I voted no. Danny shouldn't have left his co-workers in the lurch like that, I mean afer months of evidence and the case finally gets to court and it's thrown out of the window because Danny didn't testify and leaving it up to Hawkes. I can't blame Stella for being pissed about it.
It was never stated in the episode whether the pay lag was applied only to overtime or if it included a percentage of the normal wage - the term pay lag can mean either situation, so we don't know for sure. There is a company in my area at the moment which is paying it's workers 80% of their wage on their normal pay day and the other 20% 2 weeks later. Since the guy said he would risk losing his house, I got the impression the pay lag included a percentage of their normal wage aswell.
I have mixed feelings. I think Danny was a big jerk for walking away from a crime scene. I can understand not wanting to work for free.
Well, in a way I can see how it was wrong to just walk out but danny stood up for what he believed in. With the baby coming I can understand why danny and lindsey would need the money but I just dont know about it.
While I want to support Danny or any officer who chooses to do that, what really gets me is Danny saying he comes from a family of cops. Since when???? I can hardly see a son who is a father of a cop ever getting involved with the Tanglewood boys, much less be one like Louie. I don't see how the TBs would have trusted him at all. Danny told Mac they were the younger generation mob. I just wonder if there's another reason they brought it up OR if they're just continuing their path of turning Danny into Carmine.
I can also see Stella POV about being old school and working anyway. That makes me understand why Flack worked that day because he's very old school and we KNOW he comes from a long line of cops so he was probably taught you protect the people of nyc at all costs.

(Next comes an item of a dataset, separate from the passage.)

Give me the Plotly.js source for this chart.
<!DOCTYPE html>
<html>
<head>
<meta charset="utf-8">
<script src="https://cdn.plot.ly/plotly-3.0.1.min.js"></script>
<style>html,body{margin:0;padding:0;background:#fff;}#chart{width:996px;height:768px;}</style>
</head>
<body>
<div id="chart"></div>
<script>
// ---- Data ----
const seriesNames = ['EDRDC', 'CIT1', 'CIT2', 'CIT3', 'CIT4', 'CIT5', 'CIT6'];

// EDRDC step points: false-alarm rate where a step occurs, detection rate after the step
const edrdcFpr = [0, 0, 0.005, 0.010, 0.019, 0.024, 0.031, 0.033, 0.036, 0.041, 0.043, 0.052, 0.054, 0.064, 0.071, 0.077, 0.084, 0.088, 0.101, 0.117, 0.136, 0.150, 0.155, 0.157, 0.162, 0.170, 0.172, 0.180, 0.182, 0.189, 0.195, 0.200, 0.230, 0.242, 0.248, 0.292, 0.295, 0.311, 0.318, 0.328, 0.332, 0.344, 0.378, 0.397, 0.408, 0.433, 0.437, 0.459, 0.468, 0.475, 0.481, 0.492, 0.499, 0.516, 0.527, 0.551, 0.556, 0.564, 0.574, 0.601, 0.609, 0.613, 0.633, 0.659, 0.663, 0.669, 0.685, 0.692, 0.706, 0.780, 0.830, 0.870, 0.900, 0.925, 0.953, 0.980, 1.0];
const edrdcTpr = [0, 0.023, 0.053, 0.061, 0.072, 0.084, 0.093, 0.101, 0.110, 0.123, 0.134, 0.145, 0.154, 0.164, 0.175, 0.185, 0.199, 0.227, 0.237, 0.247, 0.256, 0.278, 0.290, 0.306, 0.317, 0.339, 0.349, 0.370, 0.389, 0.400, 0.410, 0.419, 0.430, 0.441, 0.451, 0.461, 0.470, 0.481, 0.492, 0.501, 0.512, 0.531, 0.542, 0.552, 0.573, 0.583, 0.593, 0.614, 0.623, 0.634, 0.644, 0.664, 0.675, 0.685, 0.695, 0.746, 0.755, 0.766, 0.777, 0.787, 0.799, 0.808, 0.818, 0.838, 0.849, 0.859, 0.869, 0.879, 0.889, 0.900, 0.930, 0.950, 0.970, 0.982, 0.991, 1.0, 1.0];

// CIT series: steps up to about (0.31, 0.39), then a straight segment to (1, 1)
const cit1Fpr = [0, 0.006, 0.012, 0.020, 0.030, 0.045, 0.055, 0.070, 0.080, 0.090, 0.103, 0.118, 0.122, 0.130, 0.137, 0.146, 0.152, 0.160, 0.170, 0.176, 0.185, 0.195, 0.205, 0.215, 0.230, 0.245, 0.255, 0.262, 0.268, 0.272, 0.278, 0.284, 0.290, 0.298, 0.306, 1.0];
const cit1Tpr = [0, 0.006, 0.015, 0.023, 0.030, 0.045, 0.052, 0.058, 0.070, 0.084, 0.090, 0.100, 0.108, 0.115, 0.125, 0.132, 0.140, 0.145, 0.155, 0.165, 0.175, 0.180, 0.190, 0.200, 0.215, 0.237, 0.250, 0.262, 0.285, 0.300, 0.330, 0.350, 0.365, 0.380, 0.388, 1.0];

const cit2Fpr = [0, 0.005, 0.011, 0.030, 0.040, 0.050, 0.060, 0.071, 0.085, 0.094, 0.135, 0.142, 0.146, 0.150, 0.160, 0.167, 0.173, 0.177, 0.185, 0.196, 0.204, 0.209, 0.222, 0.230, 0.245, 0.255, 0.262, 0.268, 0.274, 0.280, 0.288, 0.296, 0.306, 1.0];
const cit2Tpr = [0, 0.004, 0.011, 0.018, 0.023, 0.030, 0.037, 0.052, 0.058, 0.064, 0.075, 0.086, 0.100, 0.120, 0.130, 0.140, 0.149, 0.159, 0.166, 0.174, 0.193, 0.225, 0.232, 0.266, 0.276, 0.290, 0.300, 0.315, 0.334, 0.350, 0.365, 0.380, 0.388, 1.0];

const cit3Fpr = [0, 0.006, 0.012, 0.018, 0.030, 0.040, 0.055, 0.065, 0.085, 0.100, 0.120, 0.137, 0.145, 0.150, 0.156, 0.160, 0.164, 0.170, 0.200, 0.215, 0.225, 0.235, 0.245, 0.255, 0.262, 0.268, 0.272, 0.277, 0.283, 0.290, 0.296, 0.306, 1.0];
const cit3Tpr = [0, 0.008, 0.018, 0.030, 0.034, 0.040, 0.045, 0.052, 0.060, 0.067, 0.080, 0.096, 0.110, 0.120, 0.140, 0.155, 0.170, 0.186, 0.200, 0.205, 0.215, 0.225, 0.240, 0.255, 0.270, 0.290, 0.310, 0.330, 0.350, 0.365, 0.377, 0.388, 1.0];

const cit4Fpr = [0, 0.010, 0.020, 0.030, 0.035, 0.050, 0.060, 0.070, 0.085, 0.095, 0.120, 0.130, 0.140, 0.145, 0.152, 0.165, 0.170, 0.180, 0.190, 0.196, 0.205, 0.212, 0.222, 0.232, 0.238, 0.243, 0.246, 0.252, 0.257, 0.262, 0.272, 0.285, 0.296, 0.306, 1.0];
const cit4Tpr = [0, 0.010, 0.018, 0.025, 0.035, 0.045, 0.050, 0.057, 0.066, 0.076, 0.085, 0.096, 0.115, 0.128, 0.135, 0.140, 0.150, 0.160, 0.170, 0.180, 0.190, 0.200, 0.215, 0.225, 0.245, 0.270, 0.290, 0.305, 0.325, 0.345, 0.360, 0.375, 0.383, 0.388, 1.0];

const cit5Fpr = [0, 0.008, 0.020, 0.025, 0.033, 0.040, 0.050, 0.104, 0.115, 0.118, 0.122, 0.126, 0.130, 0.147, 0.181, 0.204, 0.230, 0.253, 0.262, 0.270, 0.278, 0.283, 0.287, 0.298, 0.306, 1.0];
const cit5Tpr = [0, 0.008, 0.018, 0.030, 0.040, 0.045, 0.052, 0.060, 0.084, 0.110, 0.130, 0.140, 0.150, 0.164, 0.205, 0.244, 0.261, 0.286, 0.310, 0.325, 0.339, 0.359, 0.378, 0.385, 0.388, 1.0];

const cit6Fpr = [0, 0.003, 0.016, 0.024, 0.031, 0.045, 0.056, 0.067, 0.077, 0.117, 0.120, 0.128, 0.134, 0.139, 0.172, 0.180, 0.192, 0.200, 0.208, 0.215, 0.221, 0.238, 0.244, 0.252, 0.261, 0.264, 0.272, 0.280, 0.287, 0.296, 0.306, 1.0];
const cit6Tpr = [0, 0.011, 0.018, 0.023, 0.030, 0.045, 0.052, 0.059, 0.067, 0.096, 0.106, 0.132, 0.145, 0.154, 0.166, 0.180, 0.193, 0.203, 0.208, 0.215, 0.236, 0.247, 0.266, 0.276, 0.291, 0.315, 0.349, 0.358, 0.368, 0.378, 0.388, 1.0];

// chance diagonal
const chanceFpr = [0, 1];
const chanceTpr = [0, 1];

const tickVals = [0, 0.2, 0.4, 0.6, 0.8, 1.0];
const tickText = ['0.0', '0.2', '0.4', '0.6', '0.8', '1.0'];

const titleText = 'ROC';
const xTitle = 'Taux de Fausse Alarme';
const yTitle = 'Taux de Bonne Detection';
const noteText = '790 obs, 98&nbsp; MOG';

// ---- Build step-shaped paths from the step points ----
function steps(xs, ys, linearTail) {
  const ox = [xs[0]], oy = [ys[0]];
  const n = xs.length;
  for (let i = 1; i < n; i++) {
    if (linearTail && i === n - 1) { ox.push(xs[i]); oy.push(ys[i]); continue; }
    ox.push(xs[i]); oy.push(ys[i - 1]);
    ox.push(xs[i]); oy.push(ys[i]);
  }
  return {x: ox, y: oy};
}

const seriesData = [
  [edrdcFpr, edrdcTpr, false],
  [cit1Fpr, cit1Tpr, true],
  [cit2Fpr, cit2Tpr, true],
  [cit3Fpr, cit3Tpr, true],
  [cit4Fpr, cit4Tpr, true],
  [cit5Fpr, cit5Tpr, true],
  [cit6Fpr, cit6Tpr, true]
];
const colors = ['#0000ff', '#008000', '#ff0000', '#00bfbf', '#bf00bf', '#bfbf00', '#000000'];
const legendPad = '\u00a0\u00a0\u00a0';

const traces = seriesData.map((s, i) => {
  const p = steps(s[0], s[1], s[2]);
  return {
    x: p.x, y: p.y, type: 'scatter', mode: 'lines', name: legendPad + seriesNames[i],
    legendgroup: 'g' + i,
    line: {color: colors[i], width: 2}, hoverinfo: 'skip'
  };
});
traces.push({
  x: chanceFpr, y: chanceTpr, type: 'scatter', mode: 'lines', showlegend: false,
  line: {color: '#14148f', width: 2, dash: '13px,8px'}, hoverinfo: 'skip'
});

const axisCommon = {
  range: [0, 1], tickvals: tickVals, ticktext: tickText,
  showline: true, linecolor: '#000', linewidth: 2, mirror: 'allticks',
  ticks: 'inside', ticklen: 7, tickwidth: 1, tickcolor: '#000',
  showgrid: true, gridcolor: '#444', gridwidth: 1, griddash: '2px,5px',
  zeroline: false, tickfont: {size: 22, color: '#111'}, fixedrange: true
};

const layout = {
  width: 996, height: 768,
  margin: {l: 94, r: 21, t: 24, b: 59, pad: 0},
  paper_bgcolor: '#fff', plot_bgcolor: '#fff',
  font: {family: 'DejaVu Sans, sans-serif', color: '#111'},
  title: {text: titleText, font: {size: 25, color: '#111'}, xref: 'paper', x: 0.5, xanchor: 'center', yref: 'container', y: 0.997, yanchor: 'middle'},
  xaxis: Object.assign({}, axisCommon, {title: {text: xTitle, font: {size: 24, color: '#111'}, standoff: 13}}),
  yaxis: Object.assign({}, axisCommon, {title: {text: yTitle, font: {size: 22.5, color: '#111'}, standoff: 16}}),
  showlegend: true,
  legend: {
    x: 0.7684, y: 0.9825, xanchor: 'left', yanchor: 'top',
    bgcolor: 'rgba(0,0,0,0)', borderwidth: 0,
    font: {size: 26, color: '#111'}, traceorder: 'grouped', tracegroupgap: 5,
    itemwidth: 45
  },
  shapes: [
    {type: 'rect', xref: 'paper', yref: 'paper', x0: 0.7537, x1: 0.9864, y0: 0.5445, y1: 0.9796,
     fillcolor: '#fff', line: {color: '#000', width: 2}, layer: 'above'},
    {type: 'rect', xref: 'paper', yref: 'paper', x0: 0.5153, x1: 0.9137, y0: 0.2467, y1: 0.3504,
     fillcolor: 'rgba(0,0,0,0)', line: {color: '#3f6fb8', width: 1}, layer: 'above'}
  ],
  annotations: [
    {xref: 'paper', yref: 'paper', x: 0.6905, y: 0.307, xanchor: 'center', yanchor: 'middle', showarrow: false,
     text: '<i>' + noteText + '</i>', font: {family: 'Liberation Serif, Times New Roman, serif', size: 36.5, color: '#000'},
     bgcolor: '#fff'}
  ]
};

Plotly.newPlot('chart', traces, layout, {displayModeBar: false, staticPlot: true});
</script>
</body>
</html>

With that said, I picked Maybe...I have mixed feelings.
I have a somewhat mixed opinion about it. (But mostly I agree with Hawkes)
I thought it was inconsiderate that he did just show up to the crime scene, then left with a phone call. As someone said eariler it would have been better to process the scene, then leave. But if I were in Danny's shoes I would ignore the call and go right to work "blue flu" or not.
I'm not the type of person who would get involved in the "stand" as a Police Officer would be doing with just a phone call. It seems just like "if your not with us, your against us" type of thing and I find it controlling, based on past expericences I've had. But that's just me.
Sure it's good to stand up for your rights, but in most cases you have to think about the people who are getting hurt in the way of you standing up for that right.Most people don't think about it, and most are torn which I think Danny was but followed up with the "blue flu" boycotting. (If I offend anyone calling it that I appologize)
It was so out-of-character for Danny to do that. I don't know what the writers were thinking.
I have mixed feelings too. I don't think he should've left, but I also don't think it's fair that they have to work for free. Hmmm... I don't know. It was a really weird episode.
The only flu that was there was the one that got into the writer that thought of that line. And for the countless other people who helped that atrocity making to the final cut.
Weird behavior is weird. And also out of character. Miles away. Maybe we should start a thread "Bring back Danny Messer".
Yess! With the whole Lindsay fiasco, the blue flu, etc. etc. his character is starting to look so obviously out-of-character it's ridiculous.